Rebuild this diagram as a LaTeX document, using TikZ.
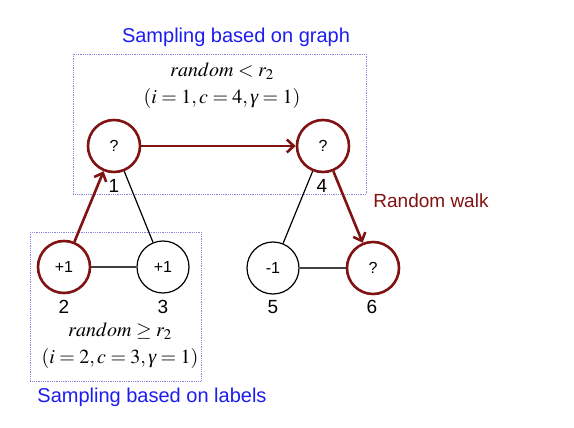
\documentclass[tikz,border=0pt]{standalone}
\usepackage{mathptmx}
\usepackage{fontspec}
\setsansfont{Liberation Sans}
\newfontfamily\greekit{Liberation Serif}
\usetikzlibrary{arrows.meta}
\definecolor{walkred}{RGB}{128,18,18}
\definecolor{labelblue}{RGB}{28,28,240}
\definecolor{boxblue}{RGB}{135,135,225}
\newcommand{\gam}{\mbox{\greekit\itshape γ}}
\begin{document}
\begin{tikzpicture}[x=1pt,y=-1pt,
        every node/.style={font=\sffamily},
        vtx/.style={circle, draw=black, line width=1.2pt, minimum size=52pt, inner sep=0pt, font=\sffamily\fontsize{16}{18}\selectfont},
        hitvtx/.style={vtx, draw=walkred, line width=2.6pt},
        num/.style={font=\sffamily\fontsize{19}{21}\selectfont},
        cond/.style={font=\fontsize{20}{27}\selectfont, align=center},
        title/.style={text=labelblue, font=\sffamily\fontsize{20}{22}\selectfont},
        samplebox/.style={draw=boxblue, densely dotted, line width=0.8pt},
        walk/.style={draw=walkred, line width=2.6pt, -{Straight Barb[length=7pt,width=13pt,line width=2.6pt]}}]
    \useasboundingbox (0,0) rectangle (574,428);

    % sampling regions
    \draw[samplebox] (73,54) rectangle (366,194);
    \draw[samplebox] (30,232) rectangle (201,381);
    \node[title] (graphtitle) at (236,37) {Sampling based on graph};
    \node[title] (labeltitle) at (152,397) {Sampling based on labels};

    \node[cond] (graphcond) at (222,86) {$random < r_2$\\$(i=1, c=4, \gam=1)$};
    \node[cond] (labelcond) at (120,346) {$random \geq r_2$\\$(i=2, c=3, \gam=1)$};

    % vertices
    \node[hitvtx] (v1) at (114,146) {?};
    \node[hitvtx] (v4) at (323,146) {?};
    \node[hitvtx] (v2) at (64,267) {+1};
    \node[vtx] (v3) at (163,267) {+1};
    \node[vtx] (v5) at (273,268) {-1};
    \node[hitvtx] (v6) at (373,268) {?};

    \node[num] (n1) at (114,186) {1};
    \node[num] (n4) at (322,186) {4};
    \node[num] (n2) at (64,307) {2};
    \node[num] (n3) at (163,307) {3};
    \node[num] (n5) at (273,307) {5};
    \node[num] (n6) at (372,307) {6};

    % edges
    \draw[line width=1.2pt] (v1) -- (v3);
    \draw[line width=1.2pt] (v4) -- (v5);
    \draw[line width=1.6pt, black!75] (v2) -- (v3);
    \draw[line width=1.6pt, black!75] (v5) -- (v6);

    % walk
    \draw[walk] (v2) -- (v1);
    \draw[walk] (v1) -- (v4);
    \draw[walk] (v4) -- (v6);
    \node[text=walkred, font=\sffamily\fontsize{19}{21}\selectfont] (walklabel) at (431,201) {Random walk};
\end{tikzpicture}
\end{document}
----
§ PROBLEM TO WORK ON: Output the data exactly. Pictures don't belong in the result.

§ EXERCISE OUTPUT:
Rebuild this diagram as a LaTeX document, using TikZ.
\documentclass[tikz,border=0pt]{standalone}
\usepackage{mathptmx}
\usepackage{fontspec}
\setsansfont{Liberation Sans}
\newfontfamily\greekit{Liberation Serif}
\usetikzlibrary{arrows.meta}
\definecolor{walkred}{RGB}{128,18,18}
\definecolor{labelblue}{RGB}{28,28,240}
\definecolor{boxblue}{RGB}{135,135,225}
\newcommand{\gam}{\mbox{\greekit\itshape γ}}
\begin{document}
\begin{tikzpicture}[x=1pt,y=-1pt,
        every node/.style={font=\sffamily},
        vtx/.style={circle, draw=black, line width=1.2pt, minimum size=52pt, inner sep=0pt, font=\sffamily\fontsize{16}{18}\selectfont},
        hitvtx/.style={vtx, draw=walkred, line width=2.6pt},
        num/.style={font=\sffamily\fontsize{19}{21}\selectfont},
        cond/.style={font=\fontsize{20}{27}\selectfont, align=center},
        title/.style={text=labelblue, font=\sffamily\fontsize{20}{22}\selectfont},
        samplebox/.style={draw=boxblue, densely dotted, line width=0.8pt},
        walk/.style={draw=walkred, line width=2.6pt, -{Straight Barb[length=7pt,width=13pt,line width=2.6pt]}}]
    \useasboundingbox (0,0) rectangle (574,428);

    % sampling regions
    \draw[samplebox] (73,54) rectangle (366,194);
    \draw[samplebox] (30,232) rectangle (201,381);
    \node[title] (graphtitle) at (236,37) {Sampling based on graph};
    \node[title] (labeltitle) at (152,397) {Sampling based on labels};

    \node[cond] (graphcond) at (222,86) {$random < r_2$\\$(i=1, c=4, \gam=1)$};
    \node[cond] (labelcond) at (120,346) {$random \geq r_2$\\$(i=2, c=3, \gam=1)$};

    % vertices
    \node[hitvtx] (v1) at (114,146) {?};
    \node[hitvtx] (v4) at (323,146) {?};
    \node[hitvtx] (v2) at (64,267) {+1};
    \node[vtx] (v3) at (163,267) {+1};
    \node[vtx] (v5) at (273,268) {-1};
    \node[hitvtx] (v6) at (373,268) {?};

    \node[num] (n1) at (114,186) {1};
    \node[num] (n4) at (322,186) {4};
    \node[num] (n2) at (64,307) {2};
    \node[num] (n3) at (163,307) {3};
    \node[num] (n5) at (273,307) {5};
    \node[num] (n6) at (372,307) {6};

    % edges
    \draw[line width=1.2pt] (v1) -- (v3);
    \draw[line width=1.2pt] (v4) -- (v5);
    \draw[line width=1.6pt, black!75] (v2) -- (v3);
    \draw[line width=1.6pt, black!75] (v5) -- (v6);

    % walk
    \draw[walk] (v2) -- (v1);
    \draw[walk] (v1) -- (v4);
    \draw[walk] (v4) -- (v6);
    \node[text=walkred, font=\sffamily\fontsize{19}{21}\selectfont] (walklabel) at (431,201) {Random walk};
\end{tikzpicture}
\end{document}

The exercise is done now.